От аншлага до «Аншлага» - страница 26

стр.


В театре им. Я. Купали много лет подряд Павлинку играла Алла Долгая. В одной из последних сцен спектакля, если помните, Павлинка собирает свои вещи и убегает из опостылевшего ей родительского дома к своему любимому. Однажды, чтобы разыграть Аллу, меня уговорили во время антракта лечь в огромный сундук, из которого она должна была брать вещи. Минут сорок пришлось мне пролежать там в скрюченном состоянии, пока, наконец, наступил момент, которого мы все с таким нетерпением ждали. Подбежав к сундуку, Павлинка открыла крышку, заглянула внутрь и… завизжала. Мало того, что она не ожидала там кого-нибудь увидеть, так я еще скорчил такую страшную рожу, оскалив зубы и вытаращив глаза, что меня можно было испугаться и в более спокойной обстановке.
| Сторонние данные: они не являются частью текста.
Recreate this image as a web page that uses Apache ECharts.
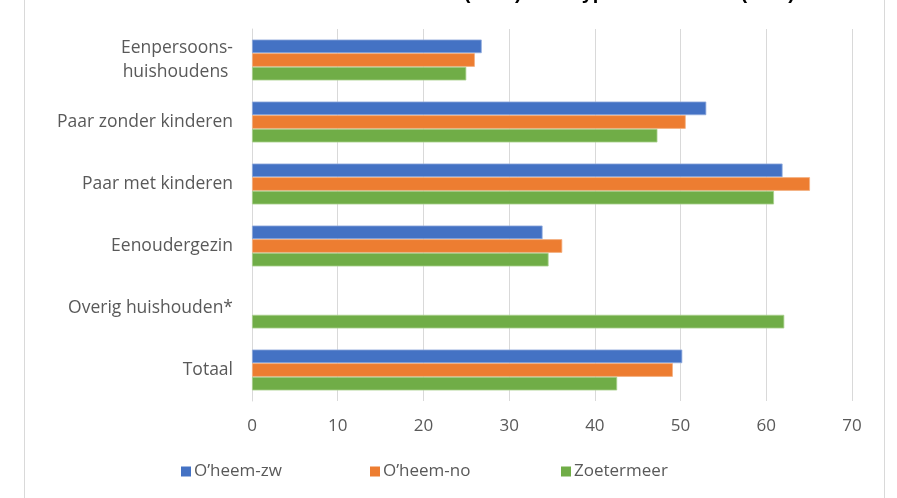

Не успели мы отсмеяться, смакуя удовольствие от удачного розыгрыша, как Алла взяла себя в руки и закричала:

— Ой, якая страшэнная, насатая крыса!

Тут уж мои сообщники вместо смеха тихонько зааплодировали коллеге, выражая свое одобрение и восхищение ее находчивостью и самообладанием. Зрители-то не видели, что в сундуке, и подумали, что так и должно быть по замыслу режиссера. Мы все были удовлетворены развязкой инцидента и думали, что дальше спектакль пойдет как обычно, тем более что «жених» Аллы поторапливал ее, нетерпеливо протягивая к ней руки. Но Алла, видимо, не ощущая себя достаточно отмщенной, поэтому, попросив «жениха» еще немного подождать, взяла стоявшее на сцене ведро с водой и со словами «зараз я яе, паганую, утаплю» медленно вылила на меня всю воду. Только потом она с чувством исполненного долга закрыла крышку, улыбнулась и радостно выпорхнула из окна прямо на руки своему милому. Правильно говорят — женщины шуток не понимают.


Дело было летом на гастролях в Киеве. Мы жили тогда в гостинице «Украина», которая представляет собой огромный комплекс зданий с бесчисленным количеством коридоров, переходов, ответвлений и тупиков. Зачем я об этом пишу, вы скоро поймете…

В тот год стояла невыносимая жара, поэтому, придя в номер в свободное от выступлений время, артисты сбрасывали с себя почти всю одежду и ходили полуобнаженными. Однажды, когда наши маститые Гарбук, Овсянников, Дубашинский и Белохвостик сидели в своем номере в описанном только что виде и пытались спастись от духоты при помощи… горячительных напитков, зазвонил телефон. Девушка с того конца провода попросила передать трубку Валентину Белохвостику. А это, кто не знает, был один из самых импозантных мужчин у нас в театре: высокий, представительный, с сильным голосом, ему всегда доверяли играть больших начальников, партийных секретарей и героев-партизан. Когда он подошел к телефону, собеседница представилась его страстной поклонницей, влюбившейся в него с первого спектакля, и начала расхваливать Валентина Сергеевича на все лады: что она таких мужчин никогда не видела, что у них в Киеве вообще настоящих мужиков не осталось, даже глаз не на кого положить, он — ее идеал, поэтому она специально пришла в гостиницу, чтобы быть к нему ближе и, что является пределом ее мечтаний, с тайной надеждой, что удастся с ним встретиться. Если он не возражает, то она будет ждать его у телефона-автомата на шестом этаже, и объяснила, как туда пройти. Разгоряченный жарой, выпивкой и продолжающимися уже месяц гастролями Белохвостик сразу клюнул на лесть и согласился. Друзья пытались его отговорить, но он быстро привел себя в порядок, натянул выходной костюм и ушел.

Вернулся Валентин Сергеевич в номер где-то через полчаса, злой и раздраженный. Оказывается, он все это время простоял у телефона-автомата, но никто к нему не подошел. Только он разделся и присел за стол, как снова раздался телефонный звонок. Уже знакомый девичий голос с обидой начал выговаривать Валентину Сергеевичу за то, что он заставил ее столько ждать, а сам не пришел. В процессе разговора выяснилось, что они ждали друг друга на одном этаже, но у разных телефонов. Белохвостик, чувствуя свою вину перед девушкой и считая, что он из-за жары чего-то напутал, извинился, попросил подождать его еще чуть-чуть и пообещал, что сейчас придет. У Валентина Сергеевича опять загорелись глаза, он наспех надел рубашку, костюм, друзья снова завязали ему галстук, потому что сам он не умеет этого делать, принял для храбрости стаканчик вина и ушел, теперь уже на другую сторону гостиницы.